* start *

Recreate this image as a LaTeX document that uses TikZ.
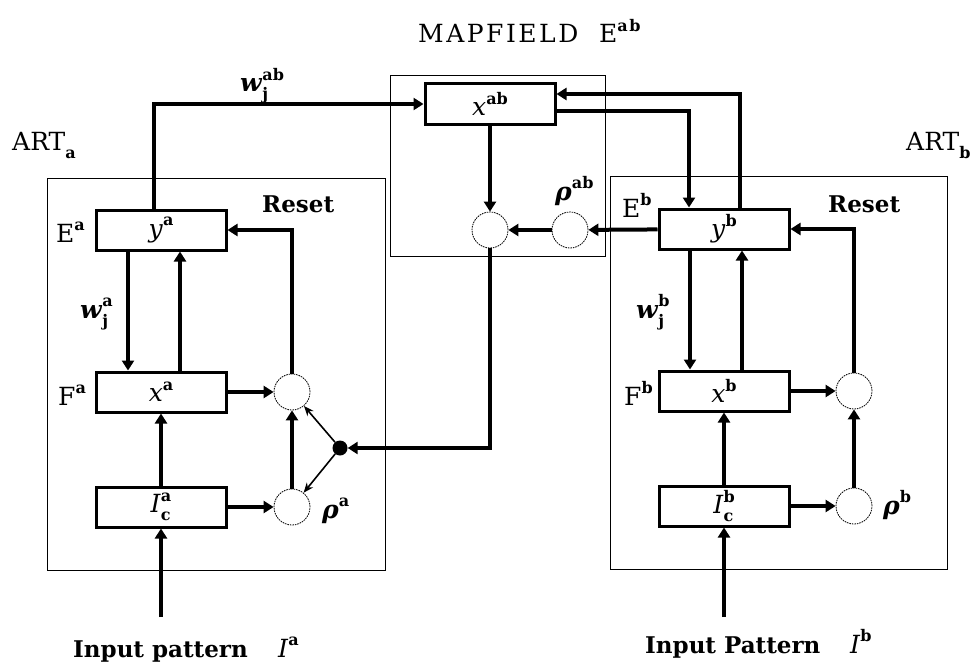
\documentclass[tikz,border=0pt]{standalone}
\usepackage{fontspec}
\setmainfont{DejaVu Serif}
\usetikzlibrary{arrows.meta, positioning, calc}
\newcommand{\upidx}[1]{\raisebox{0.45em}{\fontsize{16}{16}\selectfont\bfseries #1}}
\newcommand{\lowidx}[1]{\raisebox{-0.32em}{\fontsize{16}{16}\selectfont\bfseries #1}}
\tikzset{
  frm/.style={draw, line width=1pt, inner sep=0pt},
  blk/.style={draw, line width=3pt, minimum width=130pt, minimum height=40pt, inner sep=0pt, font=\fontsize{25}{26}\selectfont},
  cir/.style={circle, draw, line width=0.8pt, dash pattern=on 1.6pt off 0.9pt, minimum size=36pt, inner sep=0pt},
  jn/.style={circle, fill, minimum size=15pt, inner sep=0pt},
  a/.style={-{Triangle[length=10pt, width=12pt]}, line width=4pt},
  athin/.style={-{Stealth[length=10pt, width=8pt]}, line width=1.6pt},
  lbl/.style={font=\fontsize{25}{26}\selectfont, inner sep=0pt, anchor=base west},
  lblb/.style={lbl, font=\fontsize{23}{24}\selectfont\bfseries},
}

\begin{document}
\begin{tikzpicture}[x=1pt, y=-1pt]
\useasboundingbox (0,0) rectangle (980,669);
% frames
\node[frm, minimum width=338pt, minimum height=392pt] (artA) at (216,374) {};
\node[frm, minimum width=337pt, minimum height=393pt] (artB) at (778.5,372.5) {};
\node[frm, minimum width=215pt, minimum height=180pt] (map) at (497.5,166) {};

% fields
\node[blk] (xab) at (490,104) {\textit{x}\upidx{ab}};
\node[blk] (ya) at (161,230) {\textit{y}\upidx{a}};
\node[blk] (xa) at (161,392) {\textit{x}\upidx{a}};
\node[blk] (ica) at (161,507) {\textit{I}\rlap{\lowidx{c}}\upidx{a}};
\node[blk] (yb) at (724,229) {\textit{y}\upidx{b}};
\node[blk] (xb) at (724,391) {\textit{x}\upidx{b}};
\node[blk] (icb) at (724,506) {\textit{I}\rlap{\lowidx{c}}\upidx{b}};

% match / vigilance units
\node[cir] (ca1) at (292,392) {};
\node[cir] (ca2) at (292,507) {};
\node[cir] (cb1) at (854,391) {};
\node[cir] (cb2) at (854,506) {};
\node[cir] (cab) at (490,230) {};
\node[cir] (crab) at (570,230) {};
\node[jn] (jA) at (340,448) {};
\coordinate (inA) at (161,617);
\coordinate (inB) at (724,617);

% mapfield links
\draw[a] ([xshift=-7pt]ya.north) |- (xab.west);
\draw[a] ([xshift=16pt]yb.north) |- ([yshift=10pt]xab.east);
\draw[a] ([yshift=-7pt]xab.east) -| ([xshift=-35pt]yb.north);
\draw[a] (xab) -- (cab);
\draw[a] (crab) -- (cab);
\draw[a] (yb) -- (crab);
\draw[a] (cab) |- (jA);
\draw[athin] (jA) -- (ca1);
\draw[athin] (jA) -- (ca2);

% ART a
\draw[a] (ca1) |- (ya);
\draw[a] ([xshift=-33pt]ya.south) -- ([xshift=-33pt]xa.north);
\draw[a] ([xshift=19pt]xa.north) -- ([xshift=19pt]ya.south);
\draw[a] (xa) -- (ca1);
\draw[a] (ica) -- (xa);
\draw[a] (ica) -- (ca2);
\draw[a] (ca2) -- (ca1);
\draw[a] (inA) -- (ica);

% ART b
\draw[a] (cb1) |- (yb);
\draw[a] ([xshift=-34pt]yb.south) -- ([xshift=-34pt]xb.north);
\draw[a] ([xshift=18pt]xb.north) -- ([xshift=18pt]yb.south);
\draw[a] (xb) -- (cb1);
\draw[a] (icb) -- (xb);
\draw[a] (icb) -- (cb2);
\draw[a] (cb2) -- (cb1);
\draw[a] (inB) -- (icb);

% labels
\node[lbl] (tMap) at (418,43) {\addfontfeature{LetterSpace=10}MAPFIELD\ \ E\upidx{ab}};
\node[lbl] (tArtA) at (12,150) {ART\lowidx{a}};
\node[lbl] (tArtB) at (906,150) {ART\lowidx{b}};
\node[lbl] (tEa) at (56,242) {E\upidx{a}};
\node[lbl] (tFa) at (58,405) {F\upidx{a}};
\node[lbl] (tEb) at (622,217) {E\upidx{b}};
\node[lbl] (tFb) at (624,405) {F\upidx{b}};
\node[lblb] (tRa) at (262,212) {Reset};
\node[lblb] (tRb) at (828,212) {Reset};
\node[lbl] (twa) at (80,318) {\textbf{\textit{w}}\rlap{\lowidx{j}}\upidx{a}};
\node[lbl] (twb) at (636,318) {\textbf{\textit{w}}\rlap{\lowidx{j}}\upidx{b}};
\node[lbl] (twab) at (240,92) {\textbf{\textit{w}}\rlap{\lowidx{j}}\upidx{ab}};
\node[lbl] (tra) at (322,518) {\textbf{\textit{ρ}}\upidx{a}};
\node[lbl] (trb) at (883,514) {\textbf{\textit{ρ}}\upidx{b}};
\node[lbl] (trab) at (555,200) {\textbf{\textit{ρ}}\upidx{ab}};
\node[lblb] (tinA) at (73,657) {Input pattern};
\node[lbl] (tIa) at (278,657) {\textit{I}\upidx{a}};
\node[lblb] (tinB) at (645,653) {Input Pattern};
\node[lbl] (tIb) at (850,653) {\textit{I}\upidx{b}};
\end{tikzpicture}
\end{document}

* end *

▶ Problem details: Leave out any pictures and return exactly the lines from the beginning of the data through the line with "(inB) at (724,617);", inclusive.

▶ Written response:
Recreate this image as a LaTeX document that uses TikZ.
\documentclass[tikz,border=0pt]{standalone}
\usepackage{fontspec}
\setmainfont{DejaVu Serif}
\usetikzlibrary{arrows.meta, positioning, calc}
\newcommand{\upidx}[1]{\raisebox{0.45em}{\fontsize{16}{16}\selectfont\bfseries #1}}
\newcommand{\lowidx}[1]{\raisebox{-0.32em}{\fontsize{16}{16}\selectfont\bfseries #1}}
\tikzset{
  frm/.style={draw, line width=1pt, inner sep=0pt},
  blk/.style={draw, line width=3pt, minimum width=130pt, minimum height=40pt, inner sep=0pt, font=\fontsize{25}{26}\selectfont},
  cir/.style={circle, draw, line width=0.8pt, dash pattern=on 1.6pt off 0.9pt, minimum size=36pt, inner sep=0pt},
  jn/.style={circle, fill, minimum size=15pt, inner sep=0pt},
  a/.style={-{Triangle[length=10pt, width=12pt]}, line width=4pt},
  athin/.style={-{Stealth[length=10pt, width=8pt]}, line width=1.6pt},
  lbl/.style={font=\fontsize{25}{26}\selectfont, inner sep=0pt, anchor=base west},
  lblb/.style={lbl, font=\fontsize{23}{24}\selectfont\bfseries},
}

\begin{document}
\begin{tikzpicture}[x=1pt, y=-1pt]
\useasboundingbox (0,0) rectangle (980,669);
% frames
\node[frm, minimum width=338pt, minimum height=392pt] (artA) at (216,374) {};
\node[frm, minimum width=337pt, minimum height=393pt] (artB) at (778.5,372.5) {};
\node[frm, minimum width=215pt, minimum height=180pt] (map) at (497.5,166) {};

% fields
\node[blk] (xab) at (490,104) {\textit{x}\upidx{ab}};
\node[blk] (ya) at (161,230) {\textit{y}\upidx{a}};
\node[blk] (xa) at (161,392) {\textit{x}\upidx{a}};
\node[blk] (ica) at (161,507) {\textit{I}\rlap{\lowidx{c}}\upidx{a}};
\node[blk] (yb) at (724,229) {\textit{y}\upidx{b}};
\node[blk] (xb) at (724,391) {\textit{x}\upidx{b}};
\node[blk] (icb) at (724,506) {\textit{I}\rlap{\lowidx{c}}\upidx{b}};

% match / vigilance units
\node[cir] (ca1) at (292,392) {};
\node[cir] (ca2) at (292,507) {};
\node[cir] (cb1) at (854,391) {};
\node[cir] (cb2) at (854,506) {};
\node[cir] (cab) at (490,230) {};
\node[cir] (crab) at (570,230) {};
\node[jn] (jA) at (340,448) {};
\coordinate (inA) at (161,617);
\coordinate (inB) at (724,617);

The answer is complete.